McDONALD: History shows, if you let your (fire) guard down too soon, you will get burned

August 17, 2017 - 12:17 PM

OPINION


At least part of me wasn’t sure I should write this, given what happened last time.

It was August 15, 2003 and like many Thursdays before it, I was scratching around for a column idea.

The summer newsroom doldrums had long settled in and there was nothing much to write about.

Well, nothing much except the ongoing fire season, one of the worst in memory. A devastating fire season across the province had seen multiple evacuations as wildfires threatened one community after another. Sound familiar?

B.C.’s backwoods, the front woods, the side woods, all were tinder dry. Campfires had been long since banned. Forget public shaming on nascent social media, anyone tossing a cigarette butt out a car window could expect a lynch mob if caught.

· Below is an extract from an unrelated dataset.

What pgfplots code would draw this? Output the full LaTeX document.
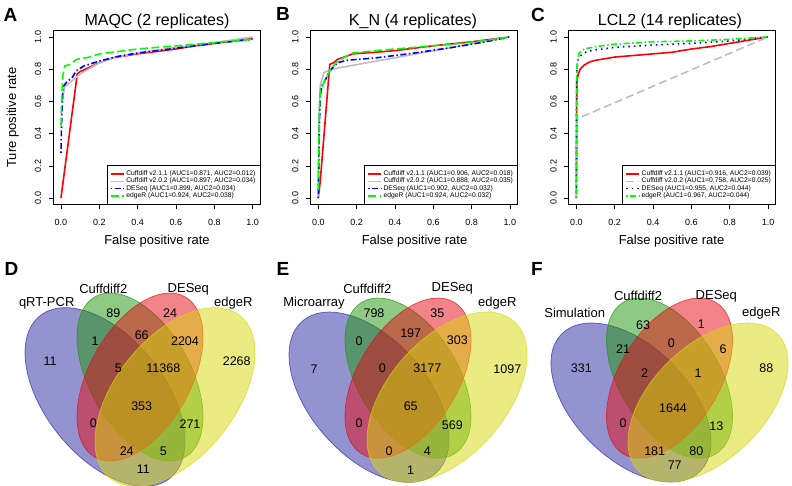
\documentclass[border=0pt]{standalone}
\usepackage{fontspec}
\setmainfont{Liberation Sans}
\usepackage{pgfplots}
\pgfplotsset{compat=1.18}

\definecolor{rred}{RGB}{255,0,0}
\definecolor{rgrey}{RGB}{190,190,190}
\definecolor{rblue}{RGB}{0,0,255}
\definecolor{rgreen}{RGB}{0,255,0}
\definecolor{vblue}{RGB}{40,40,160}
\definecolor{vgreen}{RGB}{30,150,10}
\definecolor{vred}{RGB}{230,10,20}
\definecolor{vyellow}{RGB}{215,215,10}

\newcommand{\fs}[1]{\fontsize{#1bp}{#1bp}\selectfont}

\pgfplotsset{
  rocaxis/.style={
    scale only axis, width=207bp, height=174bp,
    xmin=-0.04, xmax=1.04, ymin=-0.04, ymax=1.04,
    no markers,
    axis line style={line width=0.6bp},
    tick align=outside, tick pos=left,
    major tick length=4.5bp,
    tick style={line width=0.6bp, black},
    xtick={0,0.2,0.4,0.6,0.8,1}, ytick={0,0.2,0.4,0.6,0.8,1},
    xticklabels={0.0,0.2,0.4,0.6,0.8,1.0},
    yticklabels={0.0,0.2,0.4,0.6,0.8,1.0},
    tick label style={font=\fs{9}},
    yticklabel style={rotate=90, anchor=south},
    xticklabel shift=6.5bp, yticklabel shift=4bp,
    legend cell align=left,
    legend style={at={(1,0)}, anchor=south east, draw=black, line width=0.6bp,
      font=\fs{6.75}, inner xsep=3bp, inner ysep=4.6bp, row sep=0bp,
      nodes={inner ysep=0.4bp, inner xsep=1.5bp, text height=4.9bp, text depth=1.6bp}},
    legend image code/.code={\draw[##1] (0bp,0bp) -- (13.3bp,0bp);},
  },
  redl/.style={rred, line width=1.6bp},
  greyl/.style={rgrey, line width=1.6bp},
  greyd/.style={rgrey, line width=1.6bp, dash pattern=on 8bp off 4bp},
  bluedd/.style={rblue, line width=1.6bp, dash pattern=on 1.5bp off 2.5bp on 6bp off 2.5bp},
  bluedot/.style={rblue, line width=1.6bp, dash pattern=on 1.5bp off 4bp},
  greend/.style={rgreen, line width=1.6bp, dash pattern=on 8bp off 3.5bp},
  greendd/.style={rgreen, line width=1.6bp, dash pattern=on 1.5bp off 2.5bp on 6bp off 2.5bp},
  vennaxis/.style={scale only axis, width=264bp, height=243bp,
    xmin=0, xmax=264, ymin=0, ymax=243, hide axis, clip=false},
}
\tikzset{
  vnum/.style={font=\fs{12.5}, anchor=center, inner sep=0pt},
  vlab/.style={font=\fs{13}, anchor=center, inner sep=0pt},
  vb/.style={fill=vblue, draw=vblue, fill opacity=0.5, draw opacity=0.7, line width=0.7bp},
  vg/.style={fill=vgreen, draw=vgreen, fill opacity=0.5, draw opacity=0.7, line width=0.7bp},
  vr/.style={fill=vred, draw=vred, fill opacity=0.5, draw opacity=0.7, line width=0.7bp},
  vy/.style={fill=vyellow, draw=vyellow, fill opacity=0.5, draw opacity=0.7, line width=0.7bp},
  plab/.style={font=\bfseries\fs{19}, anchor=base},
}

\begin{document}
\begin{tikzpicture}
\path[use as bounding box] (0bp,0bp) rectangle (792bp,486bp);

% ---------------- A: MAQC ----------------
\begin{axis}[rocaxis, at={(53.3bp,281.5bp)}, anchor=south west]
\addplot[redl] coordinates {(0,0) (0.085,0.77) (0.1,0.785) (0.2,0.84) (0.27,0.87) (0.4,0.895) (0.5,0.91) (0.6,0.925) (0.7,0.945) (0.8,0.96) (0.9,0.975) (1,0.99)};
\addlegendentry{Cuffdiff v2.1.1 (AUC1=0.871, AUC2=0.012)}
\addplot[greyl] coordinates {(0.005,0.6) (0.02,0.69) (0.05,0.72) (0.1,0.77) (0.2,0.84) (0.27,0.87) (0.4,0.9) (0.6,0.935) (0.8,0.965) (1,1)};
\addlegendentry{Cuffdiff v2.0.2 (AUC1=0.897, AUC2=0.034)}
\addplot[bluedd] coordinates {(0,0.28) (0.003,0.45) (0.01,0.69) (0.03,0.72) (0.06,0.75) (0.08,0.79) (0.12,0.82) (0.2,0.85) (0.3,0.88) (0.4,0.9) (0.6,0.93) (0.8,0.96) (1,0.985)};
\addlegendentry{DESeq (AUC1=0.899, AUC2=0.034)}
\addplot[greend] coordinates {(0,0.45) (0.005,0.65) (0.01,0.76) (0.02,0.82) (0.05,0.83) (0.08,0.86) (0.15,0.875) (0.2,0.895) (0.3,0.91) (0.4,0.925) (0.6,0.945) (0.8,0.965) (1,0.985)};
\addlegendentry{edgeR (AUC1=0.924, AUC2=0.038)}
\end{axis}

% ---------------- B: K_N ----------------
\begin{axis}[rocaxis, at={(310.6bp,281.5bp)}, anchor=south west]
\addplot[redl] coordinates {(0,0) (0.01,0.1) (0.06,0.83) (0.08,0.84) (0.1,0.86) (0.18,0.895) (0.3,0.905) (0.4,0.915) (0.6,0.945) (0.8,0.97) (1,1)};
\addlegendentry{Cuffdiff v2.1.1 (AUC1=0.906, AUC2=0.018)}
\addplot[greyl] coordinates {(0,0) (0.003,0.5) (0.01,0.7) (0.03,0.78) (0.07,0.8) (1,1)};
\addlegendentry{Cuffdiff v2.0.2 (AUC1=0.888, AUC2=0.035)}
\addplot[bluedd] coordinates {(0,0) (0.005,0.4) (0.01,0.63) (0.02,0.7) (0.04,0.74) (0.06,0.79) (0.1,0.84) (0.15,0.855) (0.3,0.87) (0.5,0.9) (0.7,0.935) (0.85,0.965) (1,1)};
\addlegendentry{DESeq (AUC1=0.902, AUC2=0.032)}
\addplot[greend] coordinates {(0,0.05) (0.005,0.5) (0.01,0.66) (0.03,0.72) (0.06,0.79) (0.1,0.85) (0.18,0.9) (0.3,0.915) (0.5,0.935) (0.7,0.955) (0.85,0.975) (1,1)};
\addlegendentry{edgeR (AUC1=0.924, AUC2=0.032)}
\end{axis}

% ---------------- C: LCL2 ----------------
\begin{axis}[rocaxis, at={(568.7bp,281.5bp)}, anchor=south west]
\addplot[redl] coordinates {(0,0) (0.002,0.72) (0.01,0.77) (0.02,0.8) (0.04,0.825) (0.07,0.845) (0.1,0.855) (0.15,0.865) (0.2,0.875) (0.3,0.885) (0.4,0.895) (0.5,0.905) (0.6,0.925) (0.7,0.94) (0.8,0.96) (0.9,0.98) (1,1)};
\addlegendentry{Cuffdiff v2.1.1 (AUC1=0.916, AUC2=0.039)}
\addplot[greyd] coordinates {(0,0) (0.001,0.48) (0.02,0.5) (1,1)};
\addlegendentry{Cuffdiff v2.0.2 (AUC1=0.758, AUC2=0.025)}
\addplot[bluedot] coordinates {(0,0) (0.001,0.6) (0.003,0.8) (0.01,0.86) (0.03,0.895) (0.06,0.91) (0.1,0.92) (0.2,0.935) (0.4,0.95) (0.6,0.96) (0.8,0.975) (1,1)};
\addlegendentry{DESeq (AUC1=0.955, AUC2=0.044)}
\addplot[greendd] coordinates {(0,0) (0.001,0.7) (0.004,0.85) (0.015,0.9) (0.04,0.925) (0.1,0.94) (0.2,0.955) (0.4,0.97) (0.6,0.975) (0.8,0.985) (1,1)};
\addlegendentry{edgeR (AUC1=0.967, AUC2=0.044)}
\end{axis}

% titles, labels, panel letters (top)
\node[font=\fs{16}, anchor=base] at (157bp,460bp) {MAQC (2 replicates)};
\node[font=\fs{16}, anchor=base] at (413bp,460bp) {K\_N (4 replicates)};
\node[font=\fs{16}, anchor=base] at (670bp,460bp) {LCL2 (14 replicates)};
\node[font=\fs{13}, anchor=base] at (157bp,241bp) {False positive rate};
\node[font=\fs{13}, anchor=base] at (414.5bp,241bp) {False positive rate};
\node[font=\fs{13}, anchor=base] at (671.5bp,241bp) {False positive rate};
\node[font=\fs{13}, rotate=90, anchor=center] at (12.7bp,368.5bp) {Ture positive rate};
\node[plab] at (10.5bp,464bp) {A};
\node[plab] at (283bp,465bp) {B};
\node[plab] at (538bp,464bp) {C};

% ---------------- D ----------------
\begin{axis}[vennaxis, at={(0bp,0bp)}, anchor=south west]
\filldraw[vb] (axis cs:105,89) ellipse [x radius=104bp, y radius=59.7bp, rotate=128.7];
\filldraw[vg] (axis cs:140,109) ellipse [x radius=92bp, y radius=50.6bp, rotate=119.26];
\filldraw[vr] (axis cs:140,109) ellipse [x radius=92bp, y radius=50.6bp, rotate=60.74];
\filldraw[vy] (axis cs:175,89) ellipse [x radius=104bp, y radius=59.7bp, rotate=51.3];
\node[vlab] at (axis cs:46.7,182.5) {qRT-PCR};
\node[vlab] at (axis cs:103.3,197) {Cuffdiff2};
\node[vlab] at (axis cs:188.3,197) {DESeq};
\node[vlab] at (axis cs:233.3,182.5) {edgeR};
\node[vnum] at (axis cs:50,124.7) {11};
\node[vnum] at (axis cs:113.3,172.7) {89};
\node[vnum] at (axis cs:170,172.7) {24};
\node[vnum] at (axis cs:236.7,124.7) {2268};
\node[vnum] at (axis cs:95,144.5) {1};
\node[vnum] at (axis cs:141.7,151.3) {66};
\node[vnum] at (axis cs:185,144.5) {2204};
\node[vnum] at (axis cs:118.3,118) {5};
\node[vnum] at (axis cs:163.3,118) {11368};
\node[vnum] at (axis cs:141.7,79.7) {353};
\node[vnum] at (axis cs:93.3,63) {0};
\node[vnum] at (axis cs:190,62) {271};
\node[vnum] at (axis cs:126.7,34.7) {24};
\node[vnum] at (axis cs:163.3,34.7) {5};
\node[vnum] at (axis cs:143.3,16.5) {11};
\end{axis}

% ---------------- E ----------------
\begin{axis}[vennaxis, at={(264bp,0bp)}, anchor=south west]
\filldraw[vb] (axis cs:105,88.8) ellipse [x radius=101.1bp, y radius=58.5bp, rotate=131.4];
\filldraw[vg] (axis cs:144,107.9) ellipse [x radius=88.8bp, y radius=50bp, rotate=121.54];
\filldraw[vr] (axis cs:144,107.9) ellipse [x radius=88.8bp, y radius=50bp, rotate=58.46];
\filldraw[vy] (axis cs:183,88.8) ellipse [x radius=101.1bp, y radius=58.5bp, rotate=48.6];
\node[vlab] at (axis cs:50,183) {Microarray};
\node[vlab] at (axis cs:103.3,197.3) {Cuffdiff2};
\node[vlab] at (axis cs:188.3,197.3) {DESeq};
\node[vlab] at (axis cs:233.3,183) {edgeR};
\node[vnum] at (axis cs:50,117) {7};
\node[vnum] at (axis cs:110,173) {798};
\node[vnum] at (axis cs:173.3,173) {35};
\node[vnum] at (axis cs:243.3,117) {1097};
\node[vnum] at (axis cs:95,144.7) {0};
\node[vnum] at (axis cs:146.7,153) {197};
\node[vnum] at (axis cs:193.3,146.3) {303};
\node[vnum] at (axis cs:118.3,118) {0};
\node[vnum] at (axis cs:163.3,118) {3177};
\node[vnum] at (axis cs:146.7,79.7) {65};
\node[vnum] at (axis cs:95,63) {0};
\node[vnum] at (axis cs:188.3,61.3) {569};
\node[vnum] at (axis cs:125,34.7) {0};
\node[vnum] at (axis cs:163.3,34.7) {4};
\node[vnum] at (axis cs:146.7,16.3) {1};
\end{axis}

% ---------------- F ----------------
\begin{axis}[vennaxis, at={(528bp,0bp)}, anchor=south west]
\filldraw[vb] (axis cs:103,83.5) ellipse [x radius=97.5bp, y radius=56.7bp, rotate=135.4];
\filldraw[vg] (axis cs:141.5,107.9) ellipse [x radius=88.8bp, y radius=50bp, rotate=121.54];
\filldraw[vr] (axis cs:141.5,107.9) ellipse [x radius=88.8bp, y radius=50bp, rotate=58.46];
\filldraw[vy] (axis cs:180,83.5) ellipse [x radius=97.5bp, y radius=56.7bp, rotate=44.6];
\node[vlab] at (axis cs:46.7,173) {Simulation};
\node[vlab] at (axis cs:110,189.7) {Cuffdiff2};
\node[vlab] at (axis cs:188.3,189.7) {DESeq};
\node[vlab] at (axis cs:233.3,173) {edgeR};
\node[vnum] at (axis cs:53.3,118) {331};
\node[vnum] at (axis cs:115,161.3) {63};
\node[vnum] at (axis cs:173.3,161.3) {1};
\node[vnum] at (axis cs:238.3,118) {88};
\node[vnum] at (axis cs:95,137) {21};
\node[vnum] at (axis cs:143.3,143) {0};
\node[vnum] at (axis cs:195,137) {6};
\node[vnum] at (axis cs:116.7,113) {2};
\node[vnum] at (axis cs:170,113) {1};
\node[vnum] at (axis cs:145,78) {1644};
\node[vnum] at (axis cs:95,63) {0};
\node[vnum] at (axis cs:188.3,59.7) {13};
\node[vnum] at (axis cs:126.7,34.7) {181};
\node[vnum] at (axis cs:168.3,34.7) {80};
\node[vnum] at (axis cs:146.7,21.3) {77};
\end{axis}

\node[plab] at (11.5bp,210bp) {D};
\node[plab] at (283bp,210bp) {E};
\node[plab] at (537bp,210bp) {F};
\end{tikzpicture}
\end{document}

With that in mind (and a press release from the province urging continued vigilance) I wrote my column warning the danger was far from over and indeed, half the fire season still stood before us.

It was published the next day with my smiling face pasted right over it. Sometime that night, the Okanagan Mountain Park wildfire started with a lightning strike.

Now I’m certainly not claiming any prescience, as was made clear by my subsequent prediction to a very concerned friend who lived in the Mission — the fire was far from Kelowna and would never be allowed to reach the city.

We all know what happened next. The fire burned north, wavered a bit, before turning again and lunging at Kelowna, taking out 239 homes and forcing half the city to evacuate (my friend was one of them).

Besides forever shattering my illusion that wildfires were some other city’s problem, it also destroyed my notion of what humans can and can’t do in the face of a large wildfire on the move. The reality? Not much except get the hell out of the way.

With 2017 a startling replay of 2003 (and the worst fire season on record as measured by hectares burned) I don’t think it’s a message that can be overstated.

After six weeks of this, we still have six more and now, more than ever we need to remain vigilant and avoid fire ban fatigue.

After weeks of smokey skies, chattering helicopters and newscasts full of burning forests, it’s only human for the message to lose some impact. I mean, how many images of roaring flames and fleeing survivors can you look at before becoming numb to the whole thing?

I saw it in 2003 when the weather changed after weeks of relentless heat. Summer was drawing to a close, the new school year beckoned. Even the reporters I was working with, having spent weeks on fire watch, had begun to look ahead at the prospect of some decent stories as life returned to normal. People were tuning out.

But the good folks at B.C. Wildfire will be the first to underscore the message. The danger wasn't over in 2003 and it's not over in 2017 so please, please, please, don’t let your guard down.

Don't let last weekend's brief flirtation with rain lull you into a false sense of security. That skiff of rain did nothing to change the extremely dry forests and grasslands and served only to make people like you and me think the danger has passed.

It has not and in some ways may be growing. With holiday season over, increased commercial activity boosts the chances of a human-caused fire. And the change to more volatile weather can produce more of the dreaded dry lightning with accompanying winds.

This column is not meant to be an I-told-you-so nor do I believe I tempt fate by writing (again) about this subject. The sad fact, then as now, is there is still a great chance of a large interface fire breaking out sometime between now and the end of the current fire season.

The only bad luck about it is if it happens near your community.